There were more white jerseys packed around the Calgary crease than Catholic disciples flooding into St. Peter’s Square after the white smoke went up in Rome earlier in the day. Or seemed to be, anyway.
The Mule, Johan Franzen, providing a screen capable of blocking out the sun. Pavel Datsyuk diving in and out of the shadows, looking for a pocket to pick. Captain Henrik Zetterberg using that justly famous 20-mule-team strength, holding off defencemen to hold tight to the puck and make a play towards the net. Valtteri Filppula lurking, forever lurking, for a juicy leftover to present itself.
Datsyuk, in particular, was full of lethal mischief. Every time he touched the puck, the mesmerized Flames were holding onto the seat of their britches in abject terror.
“It wasn’t our best first period,” adjudged Kiprusoff graciously. “But sometimes it’s like that . . . that you’re able to come with a lead after that was nice. After that we played better and a pretty smart third.”
Niklas Kronwall wired a shot for Detroit’s first goal, at 3:20 of the opening period, and the second came via Filppula after a surge of Red Wing power play pressure — Filppula having just made a post sing and Zetterberg sizzling a shot off Kiprusoff’s left shoulder.

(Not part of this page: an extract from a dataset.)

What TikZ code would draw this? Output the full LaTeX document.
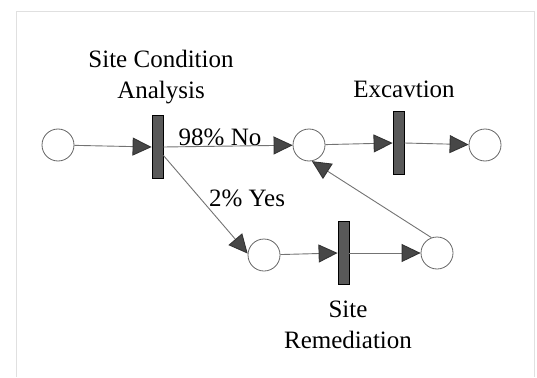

Other than that, despite long stretches of territorial dominance and plenty of shots, they were held gallantly at bay.
Franzen and Zetterberg, victimized six times. Apiece.
Filppula, Justin Abdelkader, Gustav Nyquist each turned back three times. Every Detroit player except Dan Cleary and centre Joakim Andersson — goaltenders notwithstanding — had at least one crack.
“He played well,” praised Kronwall. “A great goaltender. One of the best in the league. He’s proved it year after year. But that’s no excuse. We have to find a way to get through that. He’s a quick guy. But I thought we had a lot of shots on him.
“We had some great second opportunities, we just couldn’t find a way to get it in.”
No, Kiprusoff had double-locked/dead-bolted the door and jammed a chair under the knob.
“If everyone is leaving the Scotiabank Saddledome with a smile, it’s because of Kipper,” lauded Hartley. “In the first period, our legs were still on the plane from our California trip, but in the second we got more life and more jump.
“We were hoping for a quick start. I don’t know if it’s a fact or an excuse, but after those long trips it’s tough to get going at home. In the first period, it was only the Wings. I don’t think we needed two Zambonis to clean the ice. Just one end would’ve been plenty.
“But, hey, we still had a 2-1 lead. And it was all about Kipper. Obviously when your goalie gives you saves like this it keeps you in the game, it gives you confidence.”
The kind of confidence Kiprusoff instils is something that’s earned game by game, highlight-reel save by highlight-reel save, miracle by miracle, over years.
“Without him,” summed up Bouwmeester, “if might’ve been a different game. It’s ...”
A helpless shrug, as if the phenomenon had gone far beyond any sort of logical explanation.
“It’s kinda . . . what he does.”
Yes. It is.
This is not someone to be doubted or dissed.
No. 34 between the pipes virtually every night from here on in remains the best — no, the ONLY — hope of salvation.